-- Begin Data supplied --
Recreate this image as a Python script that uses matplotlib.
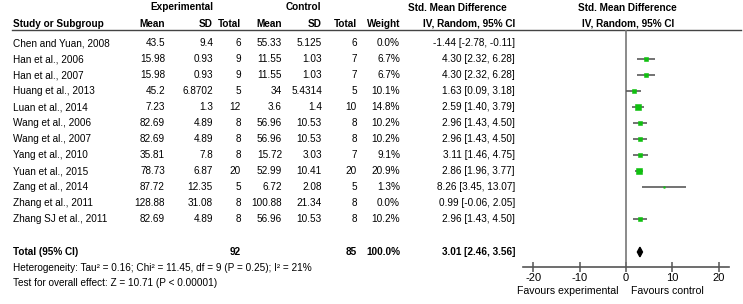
import matplotlib
matplotlib.use('Agg')
import matplotlib.pyplot as plt
from matplotlib.patches import Polygon

plt.rcParams['font.family'] = ['Liberation Sans', 'DejaVu Sans']
plt.rcParams['axes.unicode_minus'] = False

# --- data ---
studies = ['Chen and Yuan, 2008', 'Han et al., 2006', 'Han et al., 2007', 'Huang et al., 2013',
           'Luan et al., 2014', 'Wang et al., 2006', 'Wang et al., 2007', 'Yang et al., 2010',
           'Yuan et al., 2015', 'Zang et al., 2014', 'Zhang et al., 2011', 'Zhang SJ et al., 2011']
exp_mean = [43.5, 15.98, 15.98, 45.2, 7.23, 82.69, 82.69, 35.81, 78.73, 87.72, 128.88, 82.69]
exp_sd = [9.4, 0.93, 0.93, 6.8702, 1.3, 4.89, 4.89, 7.8, 6.87, 12.35, 31.08, 4.89]
exp_n = [6, 9, 9, 5, 12, 8, 8, 8, 20, 5, 8, 8]
ctl_mean = [55.33, 11.55, 11.55, 34, 3.6, 56.96, 56.96, 15.72, 52.99, 6.72, 100.88, 56.96]
ctl_sd = [5.125, 1.03, 1.03, 5.4314, 1.4, 10.53, 10.53, 3.03, 10.41, 2.08, 21.34, 10.53]
ctl_n = [6, 7, 7, 5, 10, 8, 8, 7, 20, 5, 8, 8]
weight = [0.0, 6.7, 6.7, 10.1, 14.8, 10.2, 10.2, 9.1, 20.9, 1.3, 0.0, 10.2]
smd = [-1.44, 4.30, 4.30, 1.63, 2.59, 2.96, 2.96, 3.11, 2.86, 8.26, 0.99, 2.96]
ci_lo = [-2.78, 2.32, 2.32, 0.09, 1.40, 1.43, 1.43, 1.46, 1.96, 3.45, -0.06, 1.43]
ci_hi = [-0.11, 6.28, 6.28, 3.18, 3.79, 4.50, 4.50, 4.75, 3.77, 13.07, 2.05, 4.50]

total_exp, total_ctl, total_weight = 92, 85, 100.0
pooled = (3.01, 2.46, 3.56)
heterogeneity = 'Heterogeneity: Tau² = 0.16; Chi² = 11.45, df = 9 (P = 0.25); I² = 21%'
overall = 'Test for overall effect: Z = 10.71 (P < 0.00001)'
ticks = [-20, -10, 0, 10, 20]

W, H = 743, 304
fs = 7.2


def row(px):
    # pixel row -> table row units (rows are 16 px apart, first at 43 px)
    return (px - 43) / 16


fig = plt.figure(figsize=(W / 100, H / 100), dpi=100)
ax = fig.add_axes([0, 0, 1, 1])
ax.set_xlim(0, W)
ax.set_ylim(row(H), row(0))
ax.axis('off')

# headers
ax.text(182, row(7), 'Experimental', ha='center', va='center', fontsize=fs, fontweight='bold')
ax.text(303, row(7), 'Control', ha='center', va='center', fontsize=fs, fontweight='bold')
ax.text(457, row(8), 'Std. Mean Difference', ha='center', va='center', fontsize=fs, fontweight='bold')
ax.text(627, row(8), 'Std. Mean Difference', ha='center', va='center', fontsize=fs, fontweight='bold')
hy = row(24)
ax.text(13, hy, 'Study or Subgroup', ha='left', va='center', fontsize=fs, fontweight='bold')
for x, lab in [(165, 'Mean'), (213, 'SD'), (241, 'Total'), (282, 'Mean'),
               (322, 'SD'), (357, 'Total'), (400, 'Weight')]:
    ax.text(x, hy, lab, ha='right', va='center', fontsize=fs, fontweight='bold')
ax.text(469, hy, 'IV, Random, 95% CI', ha='center', va='center', fontsize=fs, fontweight='bold')
ax.text(628, hy, 'IV, Random, 95% CI', ha='center', va='center', fontsize=fs, fontweight='bold')
ax.plot([12, 741], [row(30), row(30)], color='#444444', lw=1.0)

# study rows
for i, s in enumerate(studies):
    ax.text(13, i, s, ha='left', va='center', fontsize=fs)
    cells = [(165, f'{exp_mean[i]:g}'), (213, f'{exp_sd[i]:g}'), (241, f'{exp_n[i]}'),
             (282, f'{ctl_mean[i]:g}'), (322, f'{ctl_sd[i]:g}'), (357, f'{ctl_n[i]}'),
             (400, f'{weight[i]:.1f}%'),
             (515, f'{smd[i]:.2f} [{ci_lo[i]:.2f}, {ci_hi[i]:.2f}]')]
    for x, t in cells:
        ax.text(x, i, t, ha='right', va='center', fontsize=fs)

# total row
ty = row(252)
ax.text(13, ty, 'Total (95% CI)', ha='left', va='center', fontsize=fs, fontweight='bold')
ax.text(241, ty, f'{total_exp}', ha='right', va='center', fontsize=fs, fontweight='bold')
ax.text(357, ty, f'{total_ctl}', ha='right', va='center', fontsize=fs, fontweight='bold')
ax.text(400, ty, f'{total_weight:.1f}%', ha='right', va='center', fontsize=fs, fontweight='bold')
ax.text(515, ty, f'{pooled[0]:.2f} [{pooled[1]:.2f}, {pooled[2]:.2f}]',
        ha='right', va='center', fontsize=fs, fontweight='bold')
ax.text(13, row(268), heterogeneity, ha='left', va='center', fontsize=fs)
ax.text(13, row(283), overall, ha='left', va='center', fontsize=fs)

# forest plot
fa = fig.add_axes([523 / W, 1 - 267 / H, 206 / W, (267 - 30) / H])
fa.set_facecolor('none')
fa.set_xlim(-22.27, 22.27)
fa.set_ylim(row(267), row(30))
for sp in ['top', 'left', 'right']:
    fa.spines[sp].set_visible(False)
fa.spines['bottom'].set_color('#555555')
fa.spines['bottom'].set_linewidth(1.2)
fa.axvline(0, color='#777777', lw=1.2)
fa.set_yticks([])
fa.set_xticks(ticks)
fa.tick_params(axis='x', direction='inout', length=7, width=1.1, color='#555555',
               labelsize=8, pad=1)

for i in range(len(studies)):
    if weight[i] <= 0:
        continue
    fa.plot([ci_lo[i], ci_hi[i]], [i, i], color='#5a5a5a', lw=1.2, solid_capstyle='butt')
    side = 1.3 * weight[i] ** 0.5 * 0.72
    fa.plot(smd[i], i, marker='s', ms=side, color='#10c010', mec='#10c010', mew=0.4)

d = 0.3
fa.add_patch(Polygon([(pooled[1], ty), (pooled[0], ty - d), (pooled[2], ty), (pooled[0], ty + d)],
                     closed=True, color='black'))

fy = row(291)
fa.text(-1.7, fy, 'Favours experimental', ha='right', va='center', fontsize=7.6, clip_on=False)
fa.text(1.1, fy, 'Favours control', ha='left', va='center', fontsize=7.6, clip_on=False)

fig.savefig('out.png', dpi=100)
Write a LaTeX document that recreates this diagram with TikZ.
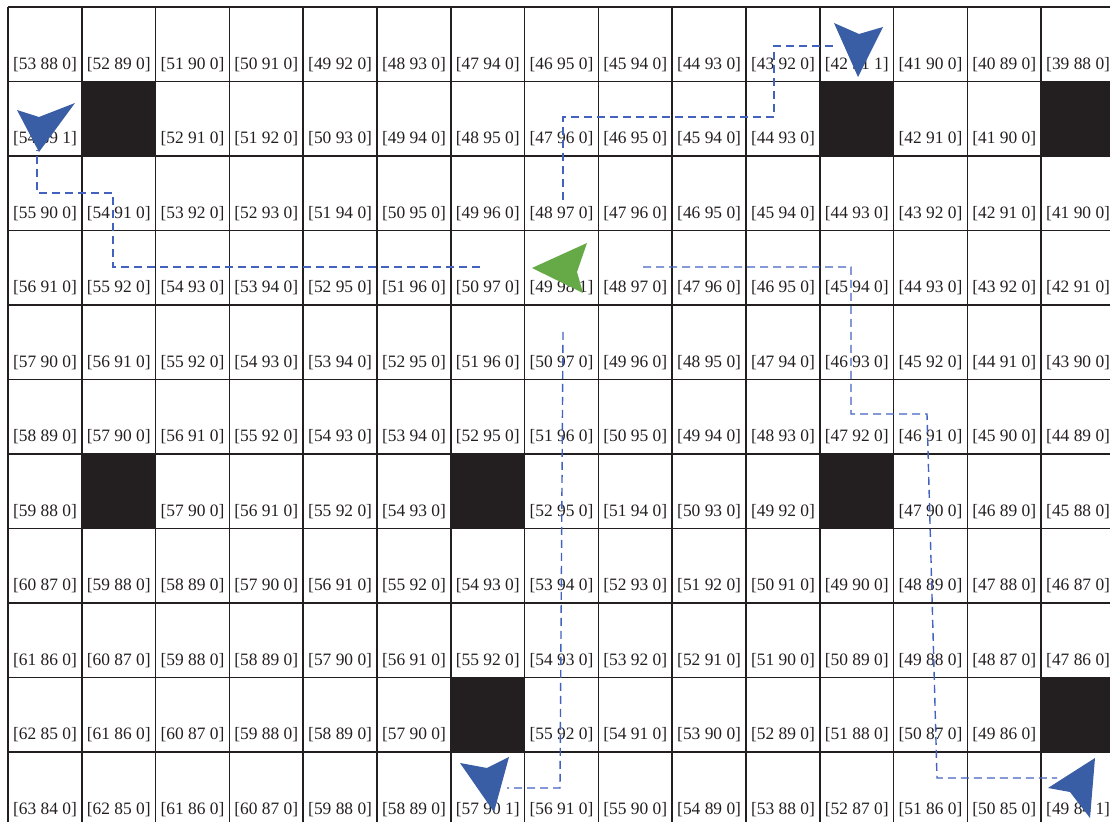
\documentclass[tikz,border=0pt]{standalone}
\usepackage{fontspec}
\setmainfont{Liberation Serif}
\usepackage{etoolbox}
\definecolor{CellInk}{RGB}{35,31,32}
\definecolor{AgentBlue}{RGB}{58,94,166}
\definecolor{GoalGreen}{RGB}{101,170,70}
\definecolor{RouteBlue}{RGB}{66,98,190}

\begin{document}
\begin{tikzpicture}[x=0.5pt, y=-0.5pt,
    gridline/.style={CellInk, line width=0.75pt},
    blocked/.style={fill=CellInk},
    cell label/.style={anchor=base, inner sep=0pt, text=CellInk, font=\fontsize{8.7}{10}\selectfont},
    route/.style={RouteBlue, line width=0.7pt, dash pattern=on 4pt off 2.5pt},
    agent/.style={fill=AgentBlue},
    goal/.style={fill=GoalGreen}]
    \useasboundingbox (0,0) rectangle (1110,822);
    \clip (0,0) rectangle (1110,822);

    % Cells: value label, or obstacle (X)
    \foreach \r/\cells in {
      0/{53 88 0,52 89 0,51 90 0,50 91 0,49 92 0,48 93 0,47 94 0,46 95 0,45 94 0,44 93 0,43 92 0,42 91 1,41 90 0,40 89 0,39 88 0},
      1/{54 89 1,X,52 91 0,51 92 0,50 93 0,49 94 0,48 95 0,47 96 0,46 95 0,45 94 0,44 93 0,X,42 91 0,41 90 0,X},
      2/{55 90 0,54 91 0,53 92 0,52 93 0,51 94 0,50 95 0,49 96 0,48 97 0,47 96 0,46 95 0,45 94 0,44 93 0,43 92 0,42 91 0,41 90 0},
      3/{56 91 0,55 92 0,54 93 0,53 94 0,52 95 0,51 96 0,50 97 0,49 98 1,48 97 0,47 96 0,46 95 0,45 94 0,44 93 0,43 92 0,42 91 0},
      4/{57 90 0,56 91 0,55 92 0,54 93 0,53 94 0,52 95 0,51 96 0,50 97 0,49 96 0,48 95 0,47 94 0,46 93 0,45 92 0,44 91 0,43 90 0},
      5/{58 89 0,57 90 0,56 91 0,55 92 0,54 93 0,53 94 0,52 95 0,51 96 0,50 95 0,49 94 0,48 93 0,47 92 0,46 91 0,45 90 0,44 89 0},
      6/{59 88 0,X,57 90 0,56 91 0,55 92 0,54 93 0,X,52 95 0,51 94 0,50 93 0,49 92 0,X,47 90 0,46 89 0,45 88 0},
      7/{60 87 0,59 88 0,58 89 0,57 90 0,56 91 0,55 92 0,54 93 0,53 94 0,52 93 0,51 92 0,50 91 0,49 90 0,48 89 0,47 88 0,46 87 0},
      8/{61 86 0,60 87 0,59 88 0,58 89 0,57 90 0,56 91 0,55 92 0,54 93 0,53 92 0,52 91 0,51 90 0,50 89 0,49 88 0,48 87 0,47 86 0},
      9/{62 85 0,61 86 0,60 87 0,59 88 0,58 89 0,57 90 0,X,55 92 0,54 91 0,53 90 0,52 89 0,51 88 0,50 87 0,49 86 0,X},
      10/{63 84 0,62 85 0,61 86 0,60 87 0,59 88 0,58 89 0,57 90 1,56 91 0,55 90 0,54 89 0,53 88 0,52 87 0,51 86 0,50 85 0,49 84 1}}{
      \foreach \lab [count=\c from 0] in \cells {
        \ifdefstring{\lab}{X}{%
          \fill[blocked] ({8+73.8*\c},{7+74.5*\r}) rectangle ++(73.8,74.5);
        }{%
          \node[cell label] (c-\r-\c) at ({8+73.8*(\c+0.5)},{7+74.5*(\r+1)-12}) {[\lab]};
        }
      }
    }

    % Grid
    \foreach \c in {0,...,15}
      \draw[gridline] ({8+73.8*\c},7) -- ({8+73.8*\c},830);
    \foreach \r in {0,...,11}
      \draw[gridline] (8,{7+74.5*\r}) -- (1115,{7+74.5*\r});

    % Route ends
    \coordinate (goal-w) at (480,267);
    \coordinate (goal-n) at (563,200);
    \coordinate (goal-e) at (643,267);
    \coordinate (goal-s) at (563,332);
    \coordinate (agent-nw) at (37,150);
    \coordinate (agent-ne) at (837,46);
    \coordinate (agent-sw) at (507,788);
    \coordinate (agent-se) at (1057,778);

    % Routes
    \draw[route] (goal-w) -| (113,193) -| (agent-nw);
    \draw[route] (goal-n) |- (774,117) |- (agent-ne);
    \draw[route] (goal-e) -| (851,414) -- (927,414) -- (937,778) -- (agent-se);
    \draw[route] (goal-s) -- (560,788) -- (agent-sw);

    % Agents
    \fill[agent] (858,77) -- (834,23) -- (859,34) -- (883,27) -- cycle;
    \fill[agent] (39,152) -- (17,110) -- (39,117) -- (75,103) -- cycle;
    \fill[agent] (494,812) -- (460,763) -- (487,768) -- (509,757) -- cycle;
    \fill[agent] (1095,758) -- (1048,788) -- (1070,792) -- (1090,818) -- cycle;

    % Goal
    \fill[goal] (532,268) -- (587,243) -- (577,272) -- (583,293) -- cycle;
\end{tikzpicture}
\end{document}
-- End Data supplied --
[Required task]
From the top of the listing above, repeat each line exactly until you reach the line containing "from matplotlib.patches import Polygon", and repeat that one too. Leave the pictures out.

[Exercise solution]
Recreate this image as a Python script that uses matplotlib.
import matplotlib
matplotlib.use('Agg')
import matplotlib.pyplot as plt
from matplotlib.patches import Polygon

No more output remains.